User Modeling for Search Ranking: Practices, Model Design, and Experimental Analysis at Alibaba
This article presents Alibaba's comprehensive approach to user modeling for search CTR/CVR ranking, detailing the abstraction of user information, multi‑scale behavior processing, enhanced transformer‑based model structures, client‑side click and exposure modeling, and experimental results showing significant AUC improvements.
Background and Significance User modeling is a core technology for search and recommendation systems. In Taobao search, the ranking target is a <user, query, item> triple, where item features are dense while user features are sparse, requiring extensive generalized features.
Information Abstraction The authors enrich user modeling through static user profiles, preference tags mined from behavior, and fine‑grained real‑time behavior modeling to capture current interests.
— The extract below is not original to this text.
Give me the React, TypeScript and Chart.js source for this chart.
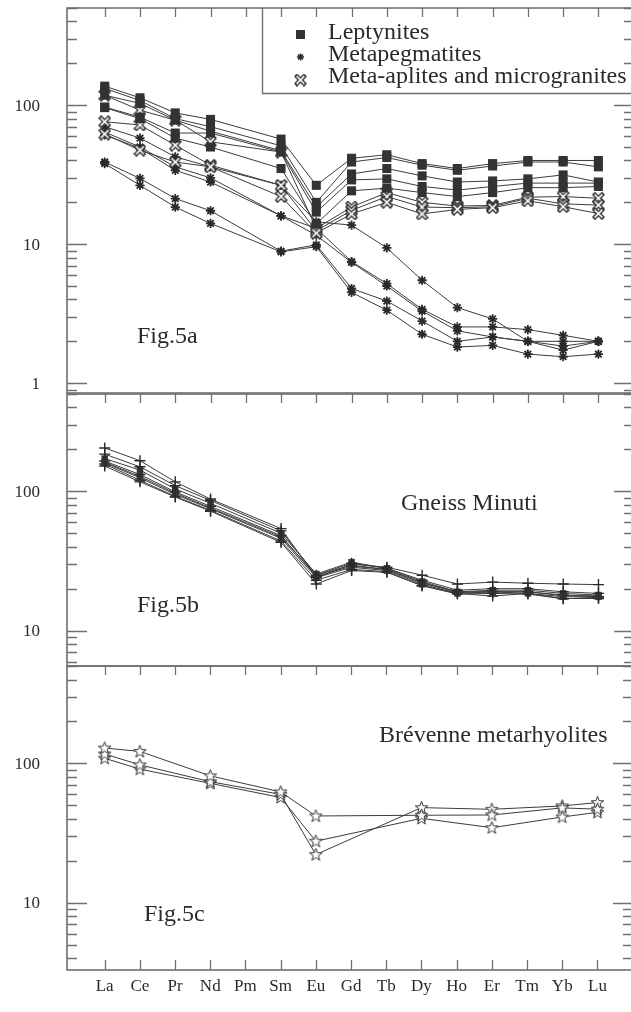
import React, { useEffect, useRef } from 'react';
import { Chart, registerables } from 'chart.js';
Chart.register(...registerables);

const N = null;

// Rare earth elements (x categories)
const categories = ['La', 'Ce', 'Pr', 'Nd', 'Pm', 'Sm', 'Eu', 'Gd', 'Tb', 'Dy', 'Ho', 'Er', 'Tm', 'Yb', 'Lu'];
const yTickLabels = [1, 10, 100];

// Fig.5a — Leptynites (filled squares)
const lep1 = [137, 113, 88, 79, N, 57, 26.5, 41.5, 44, 38, 35, 38, 40, 40, 40];
const lep2 = [132, 108, 80, 70, N, 51, 20, 39, 42, 37, 34, 36.5, 39, 39, 36];
const lep3 = [118, 103, 78, 65, N, 47, 18.5, 32, 35, 31, 28, 28.5, 29.5, 31.5, 28];
const lep4 = [97, 82, 63, 63, N, 46, 17, 29, 29.5, 26, 24.5, 26, 27.5, 27.5, 27.5];
const lep5 = [96, 80, 58, 50, N, 35, 14, 24.2, 25.3, 23.5, 22, 23.5, 25.5, 25.5, 26];
// Fig.5a — Metapegmatites (asterisks)
const peg1 = [70, 58, 42.5, 36, N, 26.5, 14.5, 13.7, 9.4, 5.5, 3.5, 2.9, 2.0, 1.73, 2.0];
const peg2 = [64, 50, 36, 30, N, 16, 13, 7.5, 5.2, 3.4, 2.54, 2.54, 2.43, 2.21, 2.0];
const peg3 = [61, 49, 34, 28, N, 16, 11.6, 7.4, 5.0, 3.3, 2.38, 2.15, 2.0, 2.0, 2.0];
const peg4 = [39, 29.7, 21.3, 17.4, N, 8.9, 9.9, 4.8, 3.9, 2.8, 2.0, 2.15, 2.0, 1.85, 2.0];
const peg5 = [38, 26.5, 18.5, 14.1, N, 8.8, 9.6, 4.5, 3.35, 2.25, 1.82, 1.87, 1.62, 1.55, 1.62];
// Fig.5a — Meta-aplites and microgranites (hollow crosses)
const apl1 = [62, 47.4, 39, 36, N, 22, 12, 16.5, 20, 16.5, 17.8, 18.3, 20.5, 18.6, 16.6];
const apl2 = [76, 72, 51.5, 37, N, 26.5, 12.5, 17.5, 22, 18.5, 18.3, 18.6, 21.4, 19.5, 19.1];
const apl3 = [118, 92, 78, 54.5, N, 46, 13, 18.5, 23.5, 20, 18.8, 19, 21.8, 22, 21.4];

// Fig.5b — Gneiss Minuti
const gn1 = [205, 166, 117, 88, N, 54, 24, 30, 28.5, 25, 21.6, 22.3, 21.9, 21.6, 21.4];
const gn2 = [185, 150, 110, 86, N, 52, 25, 30.5, 28, 23, 19.5, 20, 20, 19, 18.5];
const gn3 = [172, 142, 104, 82, N, 50, 25.5, 31, 28, 22.5, 19, 19.5, 19.5, 18.5, 18];
const gn4 = [165, 132, 99, 78, N, 48, 24.5, 29, 27.5, 22, 19, 19, 19, 18, 17.5];
const gn5 = [160, 125, 95, 75, N, 46, 24, 28.5, 27, 21.5, 18.5, 19, 18.5, 17.5, 17.5];
const gn6 = [157, 120, 92, 73, N, 44, 23, 27.5, 26.5, 21, 18.5, 17.7, 18.5, 17, 17];
const gn7 = [152, 117, 91, 72, N, 43, 21.6, 27, 26.2, 21, 18.3, 18.5, 18.3, 16.9, 17.4];
const gn8 = [162, 128, 97, 76, N, 47, 25, 29.5, 27.5, 22, 18.8, 19, 19, 17.8, 17.8];

// Fig.5c — Brévenne metarhyolites (hollow stars)
const brv1 = [129, 122, N, 81.5, N, 62.5, 42, N, N, 42.5, N, 42.7, N, 48, 47];
const brv2 = [117, 97.7, N, 74, N, 60, 22.2, N, N, 48.2, N, 46.9, N, 49.6, 52.4];
const brv3 = [109, 91, N, 72, N, 57, 27.7, N, N, 40.4, N, 34.6, N, 41.3, 44.6];

const legendLabels = ['Leptynites', 'Metapegmatites', 'Meta-aplites and microgranites'];

const CANVAS_W = 641;
const CANVAS_H = 1012;
const PLOT_LEFT = 67;
const PLOT_RIGHT = 638;
const X_MIN = -1.07;
const X_MAX = 15.01;
const INK = '#2a2a2a';
const LINE = '#3c3c3c';
const FRAME = '#707070';
const SERIF = '"Liberation Serif", "Times New Roman", serif';

function makeHollowX(): HTMLCanvasElement {
  const c = document.createElement('canvas');
  c.width = 13;
  c.height = 13;
  const g = c.getContext('2d')!;
  g.lineCap = 'square';
  g.strokeStyle = '#333';
  g.lineWidth = 4.4;
  g.beginPath();
  g.moveTo(3, 3); g.lineTo(10, 10);
  g.moveTo(10, 3); g.lineTo(3, 10);
  g.stroke();
  g.strokeStyle = '#fff';
  g.lineWidth = 1.6;
  g.beginPath();
  g.moveTo(3.2, 3.2); g.lineTo(9.8, 9.8);
  g.moveTo(9.8, 3.2); g.lineTo(3.2, 9.8);
  g.stroke();
  return c;
}

function makeHollowStar(): HTMLCanvasElement {
  const c = document.createElement('canvas');
  c.width = 15;
  c.height = 15;
  const g = c.getContext('2d')!;
  const cx = 7.5, cy = 7.8, ro = 6.6, ri = 2.7;
  g.beginPath();
  for (let k = 0; k < 10; k++) {
    const r = k % 2 === 0 ? ro : ri;
    const a = -Math.PI / 2 + (k * Math.PI) / 5;
    const px = cx + r * Math.cos(a), py = cy + r * Math.sin(a);
    if (k === 0) g.moveTo(px, py); else g.lineTo(px, py);
  }
  g.closePath();
  g.fillStyle = '#fff';
  g.fill();
  g.strokeStyle = '#333';
  g.lineWidth = 1;
  g.stroke();
  return c;
}

function toPoints(arr: (number | null)[]) {
  return arr
    .map((v, i) => (v == null ? null : { x: i, y: v }))
    .filter((p) => p !== null) as { x: number; y: number }[];
}

function series(arr: (number | null)[], marker: any) {
  return {
    data: toPoints(arr),
    borderColor: LINE,
    borderWidth: 1,
    fill: false,
    tension: 0,
    ...marker,
  };
}

function drawText(ctx: CanvasRenderingContext2D, text: string, x: number, y: number, size: number) {
  ctx.font = `${size}px ${SERIF}`;
  ctx.fillStyle = INK;
  ctx.textAlign = 'left';
  ctx.textBaseline = 'alphabetic';
  ctx.fillText(text, x, y);
}

type Panel = {
  id: string;
  top: number;
  bottom: number;
  yMin: number;
  yMax: number;
  bottomTicks: boolean;
  xLabels: boolean;
  datasets: any[];
  extra: (ctx: CanvasRenderingContext2D, chart: any) => void;
};

function decorPlugin(panel: Panel) {
  return {
    id: 'decor' + panel.id,
    afterDraw(chart: any) {
      const { ctx, chartArea: a, scales } = chart;
      const xs = scales.x;
      const ys = scales.y;
      ctx.save();
      panel.extra(ctx, chart);
      // minor and major y ticks, both sides, pointing inward
      ctx.strokeStyle = FRAME;
      ctx.lineWidth = 1.3;
      for (const dec of [0.1, 1, 10, 100, 1000]) {
        for (let m = 1; m <= 9; m++) {
          const v = m * dec;
          if (v < panel.yMin || v > panel.yMax) continue;
          const y = Math.round(ys.getPixelForValue(v)) + 0.5;
          const len = m === 1 ? 20 : 10;
          ctx.beginPath();
          ctx.moveTo(a.left, y); ctx.lineTo(a.left + len, y);
          ctx.moveTo(a.right - len, y); ctx.lineTo(a.right, y);
          ctx.stroke();
        }
      }
      // x category ticks
      categories.forEach((_, i) => {
        const x = Math.round(xs.getPixelForValue(i)) + 0.5;
        ctx.beginPath();
        ctx.moveTo(x, a.top); ctx.lineTo(x, a.top + 9);
        if (panel.bottomTicks) { ctx.moveTo(x, a.bottom); ctx.lineTo(x, a.bottom - 10); }
        ctx.stroke();
      });
      // frame
      ctx.lineWidth = 1.6;
      ctx.strokeRect(a.left, a.top, a.right - a.left, a.bottom - a.top);
      // y labels
      ctx.font = `17px ${SERIF}`;
      ctx.fillStyle = INK;
      ctx.textAlign = 'right';
      ctx.textBaseline = 'middle';
      for (const v of yTickLabels) {
        if (v < panel.yMin || v > panel.yMax) continue;
        ctx.fillText(String(v), 40, ys.getPixelForValue(v) + 1);
      }
      if (panel.xLabels) {
        ctx.textAlign = 'center';
        ctx.textBaseline = 'middle';
        categories.forEach((c, i) => {
          ctx.fillText(c, xs.getPixelForValue(i), 987);
        });
      }
      ctx.restore();
    },
  };
}

function buildConfig(panel: Panel): any {
  return {
    type: 'line',
    data: { datasets: panel.datasets },
    options: {
      animation: false,
      responsive: false,
      events: [],
      layout: {
        padding: {
          left: PLOT_LEFT,
          right: CANVAS_W - PLOT_RIGHT,
          top: panel.top,
          bottom: CANVAS_H - panel.bottom,
        },
      },
      plugins: { legend: { display: false }, tooltip: { enabled: false } },
      scales: {
        x: { type: 'linear', display: false, min: X_MIN, max: X_MAX },
        y: { type: 'logarithmic', display: false, min: panel.yMin, max: panel.yMax },
      },
    },
    plugins: [decorPlugin(panel)],
  };
}

export default function App() {
  const refA = useRef<HTMLCanvasElement>(null);
  const refB = useRef<HTMLCanvasElement>(null);
  const refC = useRef<HTMLCanvasElement>(null);

  useEffect(() => {
    const hollowX = makeHollowX();
    const hollowStar = makeHollowStar();
    const square = { pointStyle: 'rect', pointRadius: 6.4, pointBackgroundColor: '#333', pointBorderColor: '#333', pointBorderWidth: 0 };
    const asterisk = { pointStyle: 'star', pointRadius: 4.6, pointBorderColor: '#2a2a2a', pointBorderWidth: 1.8, pointBackgroundColor: '#2a2a2a' };
    const xMark = { pointStyle: hollowX, pointRadius: 6 };
    const plus = { pointStyle: 'cross', pointRadius: 5.5, pointBorderColor: '#2a2a2a', pointBorderWidth: 1.4 };
    const smallSquare = { pointStyle: 'rect', pointRadius: 4.6, pointBackgroundColor: '#333', pointBorderColor: '#333', pointBorderWidth: 0 };
    const star = { pointStyle: hollowStar, pointRadius: 7 };

    const panelA: Panel = {
      id: 'A', top: 8, bottom: 393, yMin: 0.85, yMax: 500, bottomTicks: false, xLabels: false,
      datasets: [
        series(lep1, square), series(lep2, square), series(lep3, square), series(lep4, square), series(lep5, square),
        series(apl1, xMark), series(apl2, xMark), series(apl3, xMark),
        series(peg1, asterisk), series(peg2, asterisk), series(peg3, asterisk), series(peg4, asterisk), series(peg5, asterisk),
      ],
      extra: (ctx) => {
        // legend box
        ctx.fillStyle = '#fff';
        ctx.fillRect(262, 8, PLOT_RIGHT - 262, 85);
        ctx.strokeStyle = FRAME;
        ctx.lineWidth = 1.4;
        ctx.beginPath();
        ctx.moveTo(262.5, 8); ctx.lineTo(262.5, 93.5); ctx.lineTo(PLOT_RIGHT, 93.5);
        ctx.stroke();
        // legend markers
        ctx.fillStyle = '#333';
        ctx.fillRect(296, 30, 9, 9);
        ctx.strokeStyle = '#2a2a2a';
        ctx.lineWidth = 1.5;
        const ax = 300.5, ay = 57, r = 3.6;
        ctx.beginPath();
        for (let k = 0; k < 4; k++) {
          const ang = (k * Math.PI) / 4;
          ctx.moveTo(ax - r * Math.cos(ang), ay - r * Math.sin(ang));
          ctx.lineTo(ax + r * Math.cos(ang), ay + r * Math.sin(ang));
        }
        ctx.stroke();
        ctx.drawImage(hollowX, 300.5 - 6.5, 80 - 6.5);
        drawText(ctx, legendLabels[0], 328, 39, 24);
        drawText(ctx, legendLabels[1], 328, 61, 24);
        drawText(ctx, legendLabels[2], 328, 83, 24);
        drawText(ctx, 'Fig.5a', 137, 343, 24);
      },
    };

    const panelB: Panel = {
      id: 'B', top: 394, bottom: 666, yMin: 5.57, yMax: 500, bottomTicks: false, xLabels: false,
      datasets: [
        series(gn1, plus), series(gn2, plus), series(gn3, smallSquare), series(gn4, plus),
        series(gn5, smallSquare), series(gn6, plus), series(gn7, plus), series(gn8, smallSquare),
      ],
      extra: (ctx) => {
        drawText(ctx, 'Gneiss Minuti', 401, 510, 24);
        drawText(ctx, 'Fig.5b', 137, 612, 24);
      },
    };

    const panelC: Panel = {
      id: 'C', top: 666, bottom: 970, yMin: 3.3, yMax: 500, bottomTicks: true, xLabels: true,
      datasets: [series(brv1, star), series(brv2, star), series(brv3, star)],
      extra: (ctx) => {
        drawText(ctx, 'Brévenne metarhyolites', 379, 742, 24);
        drawText(ctx, 'Fig.5c', 144, 921, 24);
      },
    };

    const charts = [
      new Chart(refA.current!, buildConfig(panelA)),
      new Chart(refB.current!, buildConfig(panelB)),
      new Chart(refC.current!, buildConfig(panelC)),
    ];
    return () => charts.forEach((c) => c.destroy());
  }, []);

  const canvasStyle: React.CSSProperties = { position: 'absolute', left: 0, top: 0, width: CANVAS_W, height: CANVAS_H };
  return (
    <div style={{ position: 'absolute', left: 0, top: 0, width: 631, height: 1012, overflow: 'hidden', background: '#fff' }}>
      <canvas ref={refA} width={CANVAS_W} height={CANVAS_H} style={canvasStyle} />
      <canvas ref={refB} width={CANVAS_W} height={CANVAS_H} style={canvasStyle} />
      <canvas ref={refC} width={CANVAS_W} height={CANVAS_H} style={canvasStyle} />
    </div>
  );
}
Information Processing User behavior data are organized by behavior cycle (short‑term vs. long‑term) and content (explicit vs. implicit signals). Short‑term sequences are filtered by predicted query categories, while long‑term data span two years and are divided into quarterly sub‑sequences.
Model Architecture The overall model concatenates user profile, multiple behavior sequence features, item features, and contextual signals (e.g., weather, network) before feeding them into a DNN classifier. Sequence modeling uses an optimized self‑attention mechanism with cosine similarity (replacing dot‑product) and a query‑attention pooling layer to emphasize behavior relevant to the current query.
Short‑Term Sequence Improvements Cosine‑based similarity with scaling improves softmax logits, and query‑attention pooling further aligns historical actions with the current intent, avoiding the heavier target‑attention computation.
Long‑Term Sequence Modeling Quarterly sequences are embedded, masked, and processed through multi‑layer self‑attention and attention‑pooling, then concatenated to form a comprehensive long‑term preference representation, aiding seasonal personalization.
Client‑Side Click and Exposure Modeling Click sequences captured on the device provide millisecond‑level latency and richer signals (e.g., dwell time, button clicks). Exposure sequences (items shown but not clicked) are modeled via mean pooling and an auxiliary loss that enforces a margin between positive and negative item distances, improving the representation of user disinterest.
Experiments and Analysis Using online exposure and click data, the authors evaluate models on AUC. Incorporating the proposed sequence improvements yields up to 0.3% absolute AUC gain, while adding new sequence features contributes an additional ~0.7% gain. Attention weight visualizations show the model learns both positional importance and inter‑item relationships.
Conclusion and Outlook The presented user modeling techniques significantly boost Taobao search performance during major events, and future work will focus on finer user data perception, more scientific data organization, and further model refinements.